▸ **Aim**:
Begin at the first line of the data and copy each line through the one containing "categories = ['control', 'IQGAP1', 'KSR1']", that line included, with no pictures.

▸ **Collected material**:
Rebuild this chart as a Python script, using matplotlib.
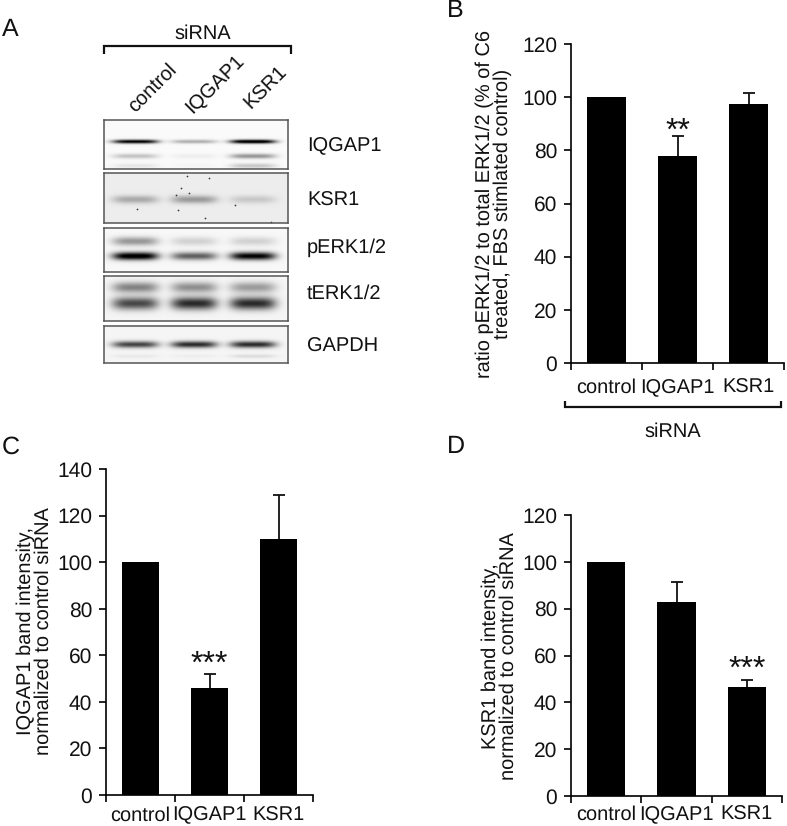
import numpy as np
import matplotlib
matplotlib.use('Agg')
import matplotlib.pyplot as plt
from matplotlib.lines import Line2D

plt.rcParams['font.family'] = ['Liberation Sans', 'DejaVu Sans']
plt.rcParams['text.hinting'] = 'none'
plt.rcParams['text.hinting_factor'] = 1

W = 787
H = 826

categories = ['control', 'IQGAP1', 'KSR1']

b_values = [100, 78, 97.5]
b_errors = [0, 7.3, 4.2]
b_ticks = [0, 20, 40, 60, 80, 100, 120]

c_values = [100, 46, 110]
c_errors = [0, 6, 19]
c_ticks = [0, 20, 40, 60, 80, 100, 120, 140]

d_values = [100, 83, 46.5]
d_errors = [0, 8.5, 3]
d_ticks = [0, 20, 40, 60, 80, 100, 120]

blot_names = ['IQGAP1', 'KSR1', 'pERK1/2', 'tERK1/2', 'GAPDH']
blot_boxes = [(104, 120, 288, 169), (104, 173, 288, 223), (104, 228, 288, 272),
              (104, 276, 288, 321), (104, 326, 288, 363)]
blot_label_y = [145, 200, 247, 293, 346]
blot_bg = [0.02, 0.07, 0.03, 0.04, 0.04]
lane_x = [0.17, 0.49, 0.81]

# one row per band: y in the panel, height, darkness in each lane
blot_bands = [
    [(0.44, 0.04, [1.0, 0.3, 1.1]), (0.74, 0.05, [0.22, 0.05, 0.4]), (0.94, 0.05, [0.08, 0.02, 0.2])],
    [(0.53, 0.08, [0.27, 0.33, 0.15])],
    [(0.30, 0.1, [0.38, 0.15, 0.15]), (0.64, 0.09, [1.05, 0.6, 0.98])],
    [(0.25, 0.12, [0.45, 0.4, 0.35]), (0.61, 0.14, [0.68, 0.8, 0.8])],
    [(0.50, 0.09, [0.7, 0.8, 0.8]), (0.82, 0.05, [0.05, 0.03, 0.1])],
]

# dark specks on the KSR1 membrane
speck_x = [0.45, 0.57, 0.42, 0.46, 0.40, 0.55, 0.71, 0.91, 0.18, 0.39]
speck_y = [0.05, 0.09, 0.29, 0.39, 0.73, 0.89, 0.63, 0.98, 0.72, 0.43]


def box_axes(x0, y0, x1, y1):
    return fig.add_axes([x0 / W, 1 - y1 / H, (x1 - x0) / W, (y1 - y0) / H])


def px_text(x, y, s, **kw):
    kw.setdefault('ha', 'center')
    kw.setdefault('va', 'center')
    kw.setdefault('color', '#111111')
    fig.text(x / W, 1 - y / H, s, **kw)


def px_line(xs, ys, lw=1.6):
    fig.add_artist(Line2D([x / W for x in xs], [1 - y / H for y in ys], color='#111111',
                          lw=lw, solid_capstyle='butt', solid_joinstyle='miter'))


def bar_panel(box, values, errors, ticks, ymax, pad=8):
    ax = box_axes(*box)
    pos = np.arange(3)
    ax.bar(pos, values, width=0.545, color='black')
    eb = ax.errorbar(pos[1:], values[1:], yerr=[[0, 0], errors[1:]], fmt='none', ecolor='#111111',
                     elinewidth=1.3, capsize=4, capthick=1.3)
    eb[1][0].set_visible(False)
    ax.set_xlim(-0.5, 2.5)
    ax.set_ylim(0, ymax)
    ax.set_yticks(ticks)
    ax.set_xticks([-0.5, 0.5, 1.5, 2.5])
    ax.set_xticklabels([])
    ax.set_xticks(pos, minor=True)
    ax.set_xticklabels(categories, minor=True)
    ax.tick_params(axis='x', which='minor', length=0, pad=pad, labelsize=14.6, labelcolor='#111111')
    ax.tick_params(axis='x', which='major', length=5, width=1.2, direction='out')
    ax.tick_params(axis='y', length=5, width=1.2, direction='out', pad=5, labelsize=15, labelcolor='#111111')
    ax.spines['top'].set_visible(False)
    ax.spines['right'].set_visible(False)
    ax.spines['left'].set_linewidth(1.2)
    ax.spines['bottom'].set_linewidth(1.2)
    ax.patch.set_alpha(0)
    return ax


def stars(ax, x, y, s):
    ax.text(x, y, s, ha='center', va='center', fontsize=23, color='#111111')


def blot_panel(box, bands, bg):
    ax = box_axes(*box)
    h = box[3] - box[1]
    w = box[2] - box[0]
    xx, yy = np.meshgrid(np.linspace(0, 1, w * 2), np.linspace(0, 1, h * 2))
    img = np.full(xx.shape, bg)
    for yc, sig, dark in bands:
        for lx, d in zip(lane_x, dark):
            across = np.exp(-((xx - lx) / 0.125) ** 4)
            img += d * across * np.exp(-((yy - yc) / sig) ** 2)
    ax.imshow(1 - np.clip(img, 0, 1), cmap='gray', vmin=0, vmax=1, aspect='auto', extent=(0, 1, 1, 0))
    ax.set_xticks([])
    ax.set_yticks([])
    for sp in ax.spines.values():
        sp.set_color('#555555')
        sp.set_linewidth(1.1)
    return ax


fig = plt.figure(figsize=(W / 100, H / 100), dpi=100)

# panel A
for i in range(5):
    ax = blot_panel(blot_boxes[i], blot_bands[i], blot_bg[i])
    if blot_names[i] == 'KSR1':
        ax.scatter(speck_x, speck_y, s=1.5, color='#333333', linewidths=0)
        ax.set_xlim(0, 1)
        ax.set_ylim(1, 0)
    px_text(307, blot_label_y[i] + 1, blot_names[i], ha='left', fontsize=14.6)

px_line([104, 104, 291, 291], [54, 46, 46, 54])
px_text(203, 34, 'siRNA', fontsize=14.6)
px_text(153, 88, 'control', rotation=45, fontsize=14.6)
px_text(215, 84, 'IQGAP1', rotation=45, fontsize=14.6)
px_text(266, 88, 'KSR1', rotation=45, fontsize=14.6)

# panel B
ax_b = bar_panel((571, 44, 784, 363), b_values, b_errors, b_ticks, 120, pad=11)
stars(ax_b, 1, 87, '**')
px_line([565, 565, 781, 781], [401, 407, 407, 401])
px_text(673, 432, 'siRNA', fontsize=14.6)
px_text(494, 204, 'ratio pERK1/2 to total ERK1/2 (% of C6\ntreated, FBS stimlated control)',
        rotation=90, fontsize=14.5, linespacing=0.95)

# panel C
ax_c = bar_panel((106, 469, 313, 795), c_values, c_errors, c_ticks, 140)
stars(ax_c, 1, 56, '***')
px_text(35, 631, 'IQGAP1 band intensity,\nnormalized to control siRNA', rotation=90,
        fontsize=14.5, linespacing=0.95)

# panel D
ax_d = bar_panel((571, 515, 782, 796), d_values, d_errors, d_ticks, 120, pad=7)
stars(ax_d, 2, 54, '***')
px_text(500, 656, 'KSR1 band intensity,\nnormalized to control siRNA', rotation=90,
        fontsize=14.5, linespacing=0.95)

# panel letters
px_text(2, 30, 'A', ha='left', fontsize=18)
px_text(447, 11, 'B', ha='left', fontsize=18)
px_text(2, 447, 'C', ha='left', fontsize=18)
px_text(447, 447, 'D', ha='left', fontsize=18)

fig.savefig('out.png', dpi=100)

▸ **Result**:
Rebuild this chart as a Python script, using matplotlib.
import numpy as np
import matplotlib
matplotlib.use('Agg')
import matplotlib.pyplot as plt
from matplotlib.lines import Line2D

plt.rcParams['font.family'] = ['Liberation Sans', 'DejaVu Sans']
plt.rcParams['text.hinting'] = 'none'
plt.rcParams['text.hinting_factor'] = 1

W = 787
H = 826

categories = ['control', 'IQGAP1', 'KSR1']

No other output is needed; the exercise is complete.